"""

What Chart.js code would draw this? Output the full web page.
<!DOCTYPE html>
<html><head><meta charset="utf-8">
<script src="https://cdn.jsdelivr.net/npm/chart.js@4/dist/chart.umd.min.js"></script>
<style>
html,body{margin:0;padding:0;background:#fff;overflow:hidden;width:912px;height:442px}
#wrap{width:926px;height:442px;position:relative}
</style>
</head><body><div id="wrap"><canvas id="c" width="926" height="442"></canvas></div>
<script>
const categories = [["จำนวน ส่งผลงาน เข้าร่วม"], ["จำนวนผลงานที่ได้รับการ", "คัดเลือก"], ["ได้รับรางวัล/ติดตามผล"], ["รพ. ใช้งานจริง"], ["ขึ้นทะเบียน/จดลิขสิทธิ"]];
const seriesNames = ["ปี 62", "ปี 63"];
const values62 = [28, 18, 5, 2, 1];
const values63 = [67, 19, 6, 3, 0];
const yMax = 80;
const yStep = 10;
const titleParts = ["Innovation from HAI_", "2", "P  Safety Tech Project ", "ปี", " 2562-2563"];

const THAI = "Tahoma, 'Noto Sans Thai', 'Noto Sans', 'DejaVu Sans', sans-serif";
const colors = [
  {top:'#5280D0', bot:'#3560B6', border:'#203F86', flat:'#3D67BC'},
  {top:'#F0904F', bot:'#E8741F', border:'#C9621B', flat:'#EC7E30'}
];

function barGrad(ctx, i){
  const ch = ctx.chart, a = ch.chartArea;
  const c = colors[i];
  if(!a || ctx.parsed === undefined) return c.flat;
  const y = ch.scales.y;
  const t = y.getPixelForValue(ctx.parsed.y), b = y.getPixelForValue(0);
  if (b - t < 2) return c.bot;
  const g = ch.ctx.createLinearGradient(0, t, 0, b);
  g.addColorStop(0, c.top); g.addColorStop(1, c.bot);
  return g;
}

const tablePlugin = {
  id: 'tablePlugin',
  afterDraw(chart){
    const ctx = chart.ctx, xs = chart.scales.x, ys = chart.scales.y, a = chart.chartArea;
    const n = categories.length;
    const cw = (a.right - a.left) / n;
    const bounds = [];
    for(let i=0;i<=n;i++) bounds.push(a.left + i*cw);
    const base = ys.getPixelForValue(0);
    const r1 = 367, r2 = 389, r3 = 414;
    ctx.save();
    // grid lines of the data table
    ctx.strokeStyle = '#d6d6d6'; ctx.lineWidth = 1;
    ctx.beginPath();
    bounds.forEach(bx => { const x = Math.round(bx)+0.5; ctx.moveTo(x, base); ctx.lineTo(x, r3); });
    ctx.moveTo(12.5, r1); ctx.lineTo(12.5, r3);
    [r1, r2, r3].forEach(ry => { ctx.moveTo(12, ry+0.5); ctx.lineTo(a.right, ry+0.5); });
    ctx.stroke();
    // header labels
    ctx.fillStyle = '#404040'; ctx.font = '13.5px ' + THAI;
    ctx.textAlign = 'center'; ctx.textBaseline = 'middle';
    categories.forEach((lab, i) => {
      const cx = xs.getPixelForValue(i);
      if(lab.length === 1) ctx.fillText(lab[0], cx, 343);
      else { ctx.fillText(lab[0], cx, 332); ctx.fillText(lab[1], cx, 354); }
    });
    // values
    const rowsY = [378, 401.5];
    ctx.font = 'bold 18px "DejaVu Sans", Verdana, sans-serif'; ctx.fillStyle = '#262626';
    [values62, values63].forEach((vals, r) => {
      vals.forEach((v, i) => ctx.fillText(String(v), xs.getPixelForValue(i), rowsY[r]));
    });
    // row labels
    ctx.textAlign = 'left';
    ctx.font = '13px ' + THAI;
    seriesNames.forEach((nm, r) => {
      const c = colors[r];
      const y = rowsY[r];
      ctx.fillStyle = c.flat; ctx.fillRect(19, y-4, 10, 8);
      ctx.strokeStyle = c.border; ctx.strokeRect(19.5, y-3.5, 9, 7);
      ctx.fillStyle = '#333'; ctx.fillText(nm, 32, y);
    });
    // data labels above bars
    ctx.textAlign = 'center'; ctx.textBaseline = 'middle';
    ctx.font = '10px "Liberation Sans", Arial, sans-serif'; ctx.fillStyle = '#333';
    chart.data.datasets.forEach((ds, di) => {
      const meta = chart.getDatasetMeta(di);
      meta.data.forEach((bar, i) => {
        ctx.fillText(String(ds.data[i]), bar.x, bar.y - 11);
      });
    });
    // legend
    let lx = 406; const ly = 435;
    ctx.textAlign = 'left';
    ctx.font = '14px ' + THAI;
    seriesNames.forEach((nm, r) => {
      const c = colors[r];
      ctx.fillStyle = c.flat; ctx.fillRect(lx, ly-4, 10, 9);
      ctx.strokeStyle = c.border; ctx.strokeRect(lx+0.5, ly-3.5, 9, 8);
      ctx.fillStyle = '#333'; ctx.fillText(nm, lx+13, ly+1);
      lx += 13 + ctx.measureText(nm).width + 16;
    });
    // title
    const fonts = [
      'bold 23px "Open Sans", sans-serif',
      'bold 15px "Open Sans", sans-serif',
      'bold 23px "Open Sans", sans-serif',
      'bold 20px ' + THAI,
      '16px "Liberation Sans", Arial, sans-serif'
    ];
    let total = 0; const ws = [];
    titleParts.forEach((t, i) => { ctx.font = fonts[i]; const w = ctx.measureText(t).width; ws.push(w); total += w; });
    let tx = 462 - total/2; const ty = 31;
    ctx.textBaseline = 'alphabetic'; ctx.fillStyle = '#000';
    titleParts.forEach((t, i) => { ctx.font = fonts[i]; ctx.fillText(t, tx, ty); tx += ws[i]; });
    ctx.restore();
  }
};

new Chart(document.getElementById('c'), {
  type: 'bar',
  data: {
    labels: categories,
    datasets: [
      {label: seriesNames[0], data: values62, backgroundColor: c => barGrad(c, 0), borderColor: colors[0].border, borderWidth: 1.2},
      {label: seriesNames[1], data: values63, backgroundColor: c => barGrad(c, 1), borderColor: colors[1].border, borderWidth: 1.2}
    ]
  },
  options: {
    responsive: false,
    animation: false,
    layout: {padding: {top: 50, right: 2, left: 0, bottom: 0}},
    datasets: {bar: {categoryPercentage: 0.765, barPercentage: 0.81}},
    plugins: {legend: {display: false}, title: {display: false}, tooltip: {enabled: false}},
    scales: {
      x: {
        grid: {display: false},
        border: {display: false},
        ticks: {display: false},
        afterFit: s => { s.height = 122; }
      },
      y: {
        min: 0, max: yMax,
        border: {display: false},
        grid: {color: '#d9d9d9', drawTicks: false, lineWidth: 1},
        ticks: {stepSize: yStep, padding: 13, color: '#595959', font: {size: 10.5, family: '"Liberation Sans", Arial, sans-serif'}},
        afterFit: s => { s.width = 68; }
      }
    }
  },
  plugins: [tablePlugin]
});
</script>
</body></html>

"""
"""

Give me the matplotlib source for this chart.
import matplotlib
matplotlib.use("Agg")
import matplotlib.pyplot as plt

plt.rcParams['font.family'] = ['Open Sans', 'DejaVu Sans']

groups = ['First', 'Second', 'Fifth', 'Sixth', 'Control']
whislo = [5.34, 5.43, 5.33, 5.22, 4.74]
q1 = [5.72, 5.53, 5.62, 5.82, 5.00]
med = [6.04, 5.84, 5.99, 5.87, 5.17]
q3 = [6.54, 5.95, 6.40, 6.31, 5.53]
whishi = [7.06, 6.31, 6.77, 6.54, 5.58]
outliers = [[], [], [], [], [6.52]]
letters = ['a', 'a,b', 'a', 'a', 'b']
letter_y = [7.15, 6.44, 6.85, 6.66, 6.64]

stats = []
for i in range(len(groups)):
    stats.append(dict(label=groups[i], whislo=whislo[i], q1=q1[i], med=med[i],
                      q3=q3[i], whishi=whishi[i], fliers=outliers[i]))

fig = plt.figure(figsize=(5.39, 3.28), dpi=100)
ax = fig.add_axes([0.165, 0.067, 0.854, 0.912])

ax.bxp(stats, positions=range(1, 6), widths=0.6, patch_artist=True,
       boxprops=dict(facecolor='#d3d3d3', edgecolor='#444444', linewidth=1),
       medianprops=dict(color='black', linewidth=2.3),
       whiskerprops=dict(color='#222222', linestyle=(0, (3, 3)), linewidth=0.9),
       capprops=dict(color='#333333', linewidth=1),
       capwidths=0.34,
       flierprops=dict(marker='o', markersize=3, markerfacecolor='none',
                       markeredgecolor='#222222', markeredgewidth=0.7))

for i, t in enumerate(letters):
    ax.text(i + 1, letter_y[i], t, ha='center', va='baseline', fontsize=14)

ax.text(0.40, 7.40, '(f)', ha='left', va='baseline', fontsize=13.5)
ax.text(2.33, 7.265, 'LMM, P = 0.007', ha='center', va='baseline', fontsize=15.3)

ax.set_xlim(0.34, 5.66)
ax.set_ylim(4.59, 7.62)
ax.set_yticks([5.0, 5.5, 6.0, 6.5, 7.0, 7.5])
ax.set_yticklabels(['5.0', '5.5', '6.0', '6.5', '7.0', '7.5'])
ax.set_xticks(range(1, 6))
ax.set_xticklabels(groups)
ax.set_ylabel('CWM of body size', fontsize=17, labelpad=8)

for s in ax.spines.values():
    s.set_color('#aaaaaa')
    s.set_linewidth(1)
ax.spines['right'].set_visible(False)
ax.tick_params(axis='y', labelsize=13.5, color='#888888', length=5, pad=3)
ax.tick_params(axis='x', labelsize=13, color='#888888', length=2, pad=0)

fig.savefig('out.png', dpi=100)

"""

__Set exercise__:
Tell how many lines of the material above hold "this", answering with a bare number.

__Finished exercise__:
2